What you have to do: Pictures in the data below are not part of the copy; transcribe everything else exactly.

Data:

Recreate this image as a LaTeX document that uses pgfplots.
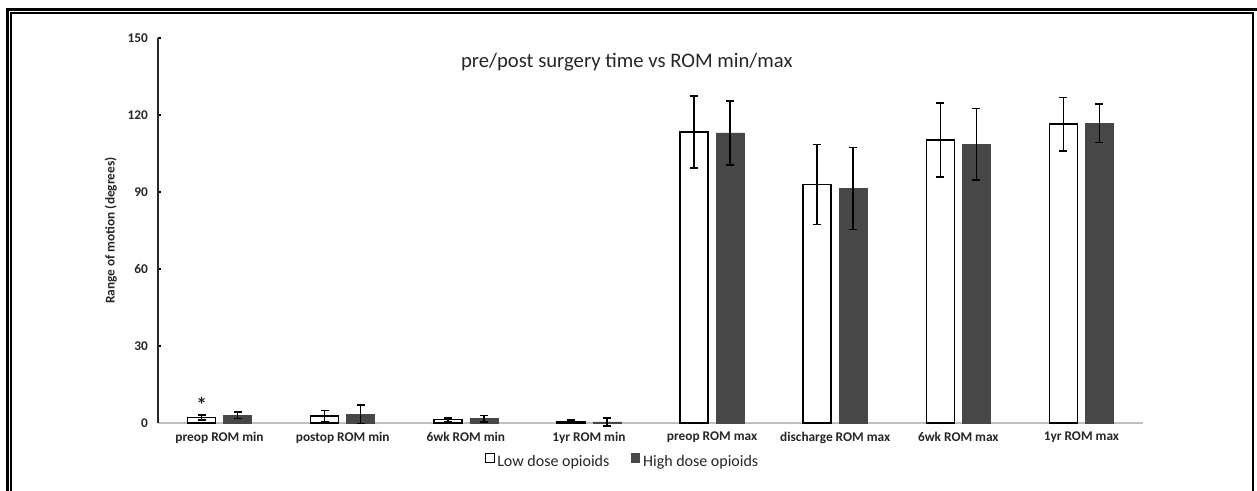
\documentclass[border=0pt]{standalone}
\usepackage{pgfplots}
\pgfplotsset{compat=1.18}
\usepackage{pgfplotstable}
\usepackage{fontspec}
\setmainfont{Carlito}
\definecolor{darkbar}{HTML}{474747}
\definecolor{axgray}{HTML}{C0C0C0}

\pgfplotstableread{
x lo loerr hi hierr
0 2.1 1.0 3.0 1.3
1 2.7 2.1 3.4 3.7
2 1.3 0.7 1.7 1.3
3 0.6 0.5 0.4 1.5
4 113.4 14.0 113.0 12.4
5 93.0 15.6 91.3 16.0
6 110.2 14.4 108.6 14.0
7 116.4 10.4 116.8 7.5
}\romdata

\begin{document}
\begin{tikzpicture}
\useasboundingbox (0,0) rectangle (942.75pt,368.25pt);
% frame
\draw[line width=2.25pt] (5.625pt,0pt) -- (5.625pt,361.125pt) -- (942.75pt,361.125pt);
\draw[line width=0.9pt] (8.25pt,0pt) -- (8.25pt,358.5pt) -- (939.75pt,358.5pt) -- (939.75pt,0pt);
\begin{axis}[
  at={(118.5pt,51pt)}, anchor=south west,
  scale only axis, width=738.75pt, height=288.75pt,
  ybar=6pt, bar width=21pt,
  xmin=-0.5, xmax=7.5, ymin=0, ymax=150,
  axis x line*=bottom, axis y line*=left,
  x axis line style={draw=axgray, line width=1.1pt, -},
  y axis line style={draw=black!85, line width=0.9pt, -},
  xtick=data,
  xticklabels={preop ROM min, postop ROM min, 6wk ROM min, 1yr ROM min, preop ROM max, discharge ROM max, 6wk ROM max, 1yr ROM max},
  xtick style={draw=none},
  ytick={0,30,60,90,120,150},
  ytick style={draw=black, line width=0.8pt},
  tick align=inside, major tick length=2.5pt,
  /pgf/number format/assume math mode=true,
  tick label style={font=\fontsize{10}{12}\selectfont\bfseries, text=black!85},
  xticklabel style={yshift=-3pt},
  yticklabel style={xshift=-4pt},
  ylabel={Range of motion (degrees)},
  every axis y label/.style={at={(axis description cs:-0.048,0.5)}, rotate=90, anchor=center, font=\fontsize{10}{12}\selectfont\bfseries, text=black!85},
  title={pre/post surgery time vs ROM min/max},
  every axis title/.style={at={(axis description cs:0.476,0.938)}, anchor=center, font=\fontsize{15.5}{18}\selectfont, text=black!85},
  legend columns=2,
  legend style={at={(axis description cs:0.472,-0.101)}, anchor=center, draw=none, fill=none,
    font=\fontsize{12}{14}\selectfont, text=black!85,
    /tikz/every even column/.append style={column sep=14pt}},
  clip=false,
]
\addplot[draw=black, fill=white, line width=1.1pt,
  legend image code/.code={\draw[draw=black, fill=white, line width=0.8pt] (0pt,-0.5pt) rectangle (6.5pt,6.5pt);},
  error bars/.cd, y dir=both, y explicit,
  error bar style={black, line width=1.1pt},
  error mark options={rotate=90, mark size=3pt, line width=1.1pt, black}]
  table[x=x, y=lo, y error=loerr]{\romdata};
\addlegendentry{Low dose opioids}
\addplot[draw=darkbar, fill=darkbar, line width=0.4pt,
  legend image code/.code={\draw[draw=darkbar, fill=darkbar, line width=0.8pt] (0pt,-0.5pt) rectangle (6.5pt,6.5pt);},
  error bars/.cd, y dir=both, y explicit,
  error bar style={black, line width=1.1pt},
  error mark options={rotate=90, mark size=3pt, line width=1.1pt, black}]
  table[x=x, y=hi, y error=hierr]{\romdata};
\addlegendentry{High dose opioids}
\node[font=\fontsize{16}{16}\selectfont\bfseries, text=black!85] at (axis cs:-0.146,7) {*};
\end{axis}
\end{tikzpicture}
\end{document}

Written response:
Recreate this image as a LaTeX document that uses pgfplots.
\documentclass[border=0pt]{standalone}
\usepackage{pgfplots}
\pgfplotsset{compat=1.18}
\usepackage{pgfplotstable}
\usepackage{fontspec}
\setmainfont{Carlito}
\definecolor{darkbar}{HTML}{474747}
\definecolor{axgray}{HTML}{C0C0C0}

\pgfplotstableread{
x lo loerr hi hierr
0 2.1 1.0 3.0 1.3
1 2.7 2.1 3.4 3.7
2 1.3 0.7 1.7 1.3
3 0.6 0.5 0.4 1.5
4 113.4 14.0 113.0 12.4
5 93.0 15.6 91.3 16.0
6 110.2 14.4 108.6 14.0
7 116.4 10.4 116.8 7.5
}\romdata

\begin{document}
\begin{tikzpicture}
\useasboundingbox (0,0) rectangle (942.75pt,368.25pt);
% frame
\draw[line width=2.25pt] (5.625pt,0pt) -- (5.625pt,361.125pt) -- (942.75pt,361.125pt);
\draw[line width=0.9pt] (8.25pt,0pt) -- (8.25pt,358.5pt) -- (939.75pt,358.5pt) -- (939.75pt,0pt);
\begin{axis}[
  at={(118.5pt,51pt)}, anchor=south west,
  scale only axis, width=738.75pt, height=288.75pt,
  ybar=6pt, bar width=21pt,
  xmin=-0.5, xmax=7.5, ymin=0, ymax=150,
  axis x line*=bottom, axis y line*=left,
  x axis line style={draw=axgray, line width=1.1pt, -},
  y axis line style={draw=black!85, line width=0.9pt, -},
  xtick=data,
  xticklabels={preop ROM min, postop ROM min, 6wk ROM min, 1yr ROM min, preop ROM max, discharge ROM max, 6wk ROM max, 1yr ROM max},
  xtick style={draw=none},
  ytick={0,30,60,90,120,150},
  ytick style={draw=black, line width=0.8pt},
  tick align=inside, major tick length=2.5pt,
  /pgf/number format/assume math mode=true,
  tick label style={font=\fontsize{10}{12}\selectfont\bfseries, text=black!85},
  xticklabel style={yshift=-3pt},
  yticklabel style={xshift=-4pt},
  ylabel={Range of motion (degrees)},
  every axis y label/.style={at={(axis description cs:-0.048,0.5)}, rotate=90, anchor=center, font=\fontsize{10}{12}\selectfont\bfseries, text=black!85},
  title={pre/post surgery time vs ROM min/max},
  every axis title/.style={at={(axis description cs:0.476,0.938)}, anchor=center, font=\fontsize{15.5}{18}\selectfont, text=black!85},
  legend columns=2,
  legend style={at={(axis description cs:0.472,-0.101)}, anchor=center, draw=none, fill=none,
    font=\fontsize{12}{14}\selectfont, text=black!85,
    /tikz/every even column/.append style={column sep=14pt}},
  clip=false,
]
\addplot[draw=black, fill=white, line width=1.1pt,
  legend image code/.code={\draw[draw=black, fill=white, line width=0.8pt] (0pt,-0.5pt) rectangle (6.5pt,6.5pt);},
  error bars/.cd, y dir=both, y explicit,
  error bar style={black, line width=1.1pt},
  error mark options={rotate=90, mark size=3pt, line width=1.1pt, black}]
  table[x=x, y=lo, y error=loerr]{\romdata};
\addlegendentry{Low dose opioids}
\addplot[draw=darkbar, fill=darkbar, line width=0.4pt,
  legend image code/.code={\draw[draw=darkbar, fill=darkbar, line width=0.8pt] (0pt,-0.5pt) rectangle (6.5pt,6.5pt);},
  error bars/.cd, y dir=both, y explicit,
  error bar style={black, line width=1.1pt},
  error mark options={rotate=90, mark size=3pt, line width=1.1pt, black}]
  table[x=x, y=hi, y error=hierr]{\romdata};
\addlegendentry{High dose opioids}
\node[font=\fontsize{16}{16}\selectfont\bfseries, text=black!85] at (axis cs:-0.146,7) {*};
\end{axis}
\end{tikzpicture}
\end{document}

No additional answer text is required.